Hi Steve, I hope you are well!
I have a dispute, what do you answer to those who say, that “no Jew knows what tribe they belong to” ??
That is from Wikipedia, which says that :
“With the Kingdom of Judah remaining as the sole Israelite kingdom, the term Yehudi (Jew), originally the adjective of the name Yehudah (Judah), came to include all the Israelite people.”
In medieval Rabbinic stories, the concept of the ten tribes who were taken away from the House of David (who continued the rule of the southern kingdom of Judah) becomes confounded with accounts of the Assyrian deportations, leading to the teaching of the “Ten Lost Tribes”. The recorded history differs from this teaching: No record exists of the Assyrians having exiled people from Dan, Asher, Issachar, Zebulun, or western Manasseh. Descriptions of the deportation of people from Reuben, Gad, Manasseh in Gilead, Ephraim, and Naphtali indicate that only a portion of these tribes were deported, and the places to which they were deported are known locations given in the accounts. The deported communities are mentioned as still existing at the time of the composition of the books of Kings and Chronicles and did not disappear by assimilation. 2 Chr 30:1-11 explicitly mentions northern Israelites who had been spared by the Assyrians, in particular the people of Dan, Ephraim, Manasseh
, Asher, and Zebulun, and how members of the latter three tribes returned to worship at the Temple in Jerusalem during the reign of Hezekiah.
God bless
Silvan
MyReply
Silvan,
Your email brings up some very good points about the Israelite exiles and what happened afterwards. To begin with, I’d respond that most Jews are very well aware of their tribal affiliation (Judah) although some are also of Levi. Wikipedia may be quoting a concept that came in later rabbinic traditions, but it is hard for me to comment on it as I do not know the overall context in which that comment appeared.

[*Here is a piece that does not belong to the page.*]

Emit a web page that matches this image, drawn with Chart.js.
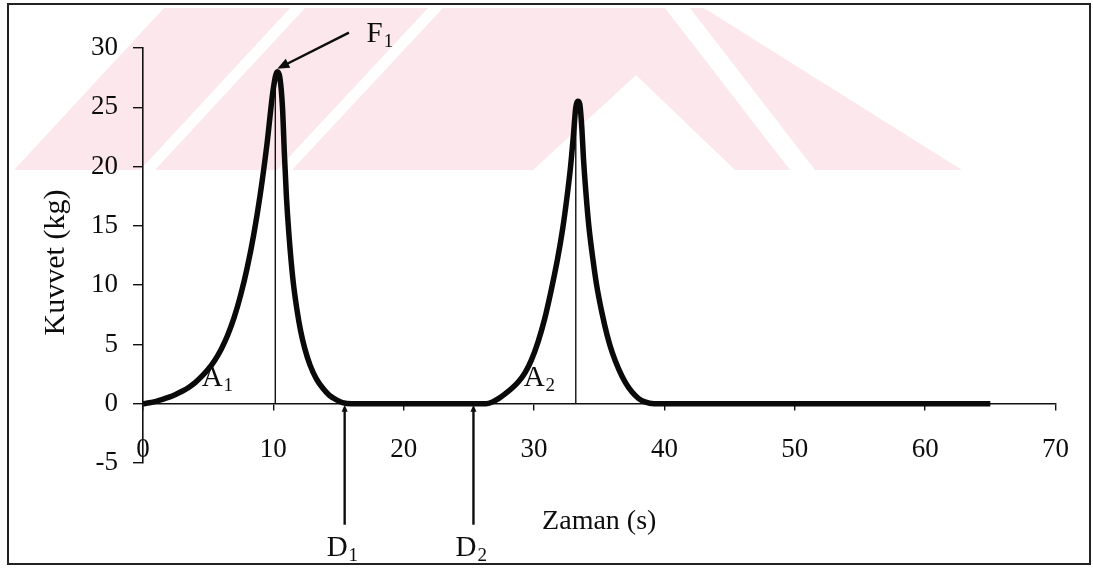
<!DOCTYPE html>
<html>
<head>
<meta charset="utf-8">
<script src="https://cdn.jsdelivr.net/npm/chart.js@4.4.1/dist/chart.umd.min.js"></script>
<style>
  html, body { margin: 0; padding: 0; background: #fff; }
  #wrap { width: 1093px; height: 568px; }
</style>
</head>
<body>
<div id="wrap"><canvas id="kuvvetChart" width="1093" height="568"></canvas></div>
<script>
// Kuvvet - zaman olcumu (iki tepe)
const zaman = [0, 0.5, 1, 1.5, 2, 2.5, 3, 3.5, 4, 4.5, 5, 5.5, 6, 6.5, 7, 7.5, 8, 8.5, 9, 9.5, 10, 10.3,
  10.5, 10.7, 10.85, 11.0, 11.2, 11.5, 11.8, 12.1, 12.4, 12.8, 13.3, 13.8, 14.3, 14.8, 15.3, 16, 20, 25,
  26.3, 26.8, 27.3, 27.8, 28.3, 28.8, 29.3, 29.8, 30.3, 30.8, 31.3, 31.8, 32.2, 32.5, 32.8, 33.0, 33.2, 33.35,
  33.5, 33.65, 33.8, 34.0, 34.2, 34.5, 34.8, 35.2, 35.6, 36.0, 36.5, 37.0, 37.5, 38.0, 38.5, 39.2,
  40, 50, 60, 65];
const kuvvet = [0, 0.08, 0.2, 0.36, 0.55, 0.78, 1.05, 1.37, 1.78, 2.3, 2.9, 3.65, 4.6, 5.8, 7.3, 9.2, 11.5, 14.3, 17.7, 21.8, 26.6, 28,
  27.5, 25, 21, 17.5, 14.2, 10.5, 8.0, 6.1, 4.7, 3.3, 2.1, 1.3, 0.7, 0.35, 0.1, 0, 0, 0,
  0, 0.15, 0.45, 0.85, 1.3, 1.85, 2.6, 3.7, 5.2, 7.1, 9.5, 12.2, 14.8, 17.2, 20.0, 22.4, 25.0, 25.5,
  25.3, 23.5, 20.5, 17.5, 15, 12.3, 10, 7.7, 5.8, 4.3, 2.9, 1.8, 1.0, 0.45, 0.15, 0,
  0, 0, 0, 0];

// tepe noktalari (F1 ve ikinci tepe) - dikey cizgiler
const tepeZaman = [10.15, 33.2];
const tepeKuvvet = [28, 25.4];

// D1, D2 isaretleri (zaman ekseni uzerinde)
const dZaman = [15.47, 25.35];
const dEtiket = ['1', '2'];

// alan etiketleri A1, A2 (sol alt kose, veri biriminde)
const aZaman = [4.5, 29.2];
const aKuvvet = [1.5, 1.5];
const aEtiket = ['1', '2'];

const xTicks = [0, 10, 20, 30, 40, 50, 60, 70];
const yTicks = [-5, 0, 5, 10, 15, 20, 25, 30];

const serif = '"Liberation Serif", "Times New Roman", serif';

const egri = zaman.map((t, i) => ({ x: t, y: kuvvet[i] }));
const tepeCizgileri = tepeZaman.map((t, i) => ({
  type: 'line',
  data: [{ x: t, y: 0 }, { x: t, y: tepeKuvvet[i] }],
  borderColor: '#111',
  borderWidth: 1.4,
  pointRadius: 0,
  fill: false
}));

// arka plandaki soluk kirmizi desen
const desen = [
  [[14, 170], [164, 8], [290, 8], [140, 170]],
  [[155, 170], [305, 8], [428, 8], [277, 170]],
  [[292, 170], [443, 8], [665, 8], [790, 170]],
  [[690, 8], [704, 8], [962, 170], [815, 170]]
];
const desenBosluk = [[533, 170], [636, 75], [735, 170]];

function yaziAlt(ctx, ana, alt, x, y, boyut) {
  ctx.textAlign = 'left';
  ctx.textBaseline = 'alphabetic';
  ctx.font = boyut + 'px ' + serif;
  const w1 = ctx.measureText(ana).width;
  ctx.fillText(ana, x, y);
  ctx.font = Math.round(boyut * 0.66) + 'px ' + serif;
  ctx.fillText(alt, x + w1 + 1, y + 5);
}

function okBasi(ctx, x1, y1, x2, y2, uzunluk, genislik) {
  const a = Math.atan2(y2 - y1, x2 - x1);
  ctx.beginPath();
  ctx.moveTo(x2, y2);
  ctx.lineTo(x2 - uzunluk * Math.cos(a) + genislik * Math.sin(a), y2 - uzunluk * Math.sin(a) - genislik * Math.cos(a));
  ctx.lineTo(x2 - uzunluk * Math.cos(a) - genislik * Math.sin(a), y2 - uzunluk * Math.sin(a) + genislik * Math.cos(a));
  ctx.closePath();
  ctx.fill();
}

const susleme = {
  id: 'susleme',
  beforeDraw(chart) {
    const ctx = chart.ctx;
    ctx.save();
    ctx.fillStyle = '#fff';
    ctx.fillRect(0, 0, chart.width, chart.height);
    ctx.fillStyle = '#fce8ec';
    desen.forEach(p => {
      ctx.beginPath();
      p.forEach((n, i) => i ? ctx.lineTo(n[0], n[1]) : ctx.moveTo(n[0], n[1]));
      ctx.closePath();
      ctx.fill();
    });
    ctx.fillStyle = '#fff';
    ctx.beginPath();
    desenBosluk.forEach((n, i) => i ? ctx.lineTo(n[0], n[1]) : ctx.moveTo(n[0], n[1]));
    ctx.closePath();
    ctx.fill();
    ctx.restore();
  },
  afterDraw(chart) {
    const ctx = chart.ctx;
    const xs = chart.scales.x, ys = chart.scales.y;
    const area = chart.chartArea;
    ctx.save();
    ctx.fillStyle = '#0d0d0d';
    ctx.strokeStyle = '#0d0d0d';

    // eksen basliklari
    ctx.textAlign = 'center';
    ctx.textBaseline = 'alphabetic';
    ctx.font = '28px ' + serif;
    ctx.fillText('Zaman (s)', (area.left + area.right) / 2, 529);
    ctx.save();
    ctx.font = '30px ' + serif;
    ctx.translate(64, (area.top + area.bottom) / 2 + 7);
    ctx.rotate(-Math.PI / 2);
    ctx.fillText('Kuvvet (kg)', 0, 0);
    ctx.restore();

    // F1 oku
    const fx = xs.getPixelForValue(tepeZaman[0] + 0.15), fy = ys.getPixelForValue(tepeKuvvet[0]) - 3;
    const kx = xs.getPixelForValue(15.8), ky = ys.getPixelForValue(31.3);
    ctx.lineWidth = 2.4;
    ctx.beginPath();
    ctx.moveTo(kx, ky);
    ctx.lineTo(fx + 8, fy - 4);
    ctx.stroke();
    okBasi(ctx, kx, ky, fx, fy, 12, 5);
    yaziAlt(ctx, 'F', '1', xs.getPixelForValue(17.15), ys.getPixelForValue(30.5), 29);

    // A1, A2
    aZaman.forEach((t, i) => {
      yaziAlt(ctx, 'A', aEtiket[i], xs.getPixelForValue(t), ys.getPixelForValue(aKuvvet[i]), 29);
    });

    // D1, D2 oklari
    const y0 = ys.getPixelForValue(0);
    dZaman.forEach((t, i) => {
      const px = xs.getPixelForValue(t);
      ctx.lineWidth = 2.4;
      ctx.beginPath();
      ctx.moveTo(px, y0 + 121);
      ctx.lineTo(px, y0 + 5);
      ctx.stroke();
      okBasi(ctx, px, y0 + 60, px, y0 + 1, 7, 3);
      yaziAlt(ctx, 'D', dEtiket[i], px - 18, y0 + 152, 29);
    });

    // cerceve
    ctx.lineWidth = 2;
    ctx.strokeStyle = '#222';
    ctx.strokeRect(8, 4, 1082, 560);
    ctx.restore();
  }
};

new Chart(document.getElementById('kuvvetChart'), {
  type: 'line',
  data: {
    datasets: [{
      data: egri,
      borderColor: '#0a0a0a',
      borderWidth: 5.5,
      pointRadius: 0,
      fill: false,
      cubicInterpolationMode: 'monotone'
    }].concat(tepeCizgileri)
  },
  options: {
    responsive: false,
    animation: false,
    layout: { padding: { left: 0, right: 36, top: 48, bottom: 105 } },
    plugins: { legend: { display: false }, tooltip: { enabled: false } },
    scales: {
      x: {
        type: 'linear',
        position: { y: 0 },
        min: 0,
        max: 70,
        afterBuildTicks: s => { s.ticks = xTicks.map(v => ({ value: v })); },
        grid: { drawOnChartArea: false, drawTicks: true, tickLength: 6, color: '#111', lineWidth: 1.4 },
        border: { display: true, color: '#111', width: 1.6 },
        ticks: { color: '#0d0d0d', padding: 24, maxRotation: 0, font: { family: serif, size: 27 } }
      },
      y: {
        type: 'linear',
        position: 'left',
        min: -5,
        max: 30,
        afterBuildTicks: s => { s.ticks = yTicks.map(v => ({ value: v })); },
        afterFit: s => { s.width = 143; },
        grid: { drawOnChartArea: false, drawTicks: true, tickLength: 10, color: '#111', lineWidth: 1.4 },
        border: { display: true, color: '#111', width: 1.6 },
        ticks: { color: '#0d0d0d', padding: 15, font: { family: serif, size: 27 } }
      }
    }
  },
  plugins: [susleme]
});
</script>
</body>
</html>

It makes sense that Assyrian history would make no mention of taking people from Dan, Asher, Issachar, Zebulon or Western Manasseh as my books document the evidence that those tribes did not go into an Assyrian captivity. They did go into exile, but it was a voluntary one as those tribes (and other ones) migrated to new homelands in the Black Sea region becoming known as Scythians, Sacae, Iberians, Gauthei, etc. You correctly named the tribes which had all or portions of their tribes taken into an Assyrian captivity. II Kings 15:29 records that the Assyrians took captive “all the land of Naphtali” and also Israelites living in Gilead (the tribes of Eastern Manasseh, Reuben and Gad). Galilee is also mentioned but Israelites in that area could have easily retreated into the territories of the other tribes which successfully resisted the Assyrian invasion at that time and did not go into captivity. Ephraimites also went into captivity when the old Israelite capital of Samaria fell years later.
There is actually a good explanation re: why Hezekiah was able to send messengers to some people of Ephraim and Manasseh during his reign. His invitation to people of the northern tribes was written soon after the fall of Samaria. As my books make clear, the Israelites of the northern kingdom (who were the backbone of the Phoenician Empire in its heyday) had a large number of colonies all over the world (North Africa, Spain/Iberia, the British Isles, mainland Europe and even North America. Many Israelites of the ten tribes (especially the wealthy) could easily have escaped to the Israelite/Phoenician colonies and returned to take control of their old estates with their associates soon after the Assyrian army left the region. I doubt many Israelites taken captive by Assyria ever made it back to the old kingdom of Israel’s territory, but the free Israelites who fled to the Israelite colonies could have quickly returned in limited numbers to their old estates. These would have been resident in their old tribal territories in the time of II Chronicles 30:1.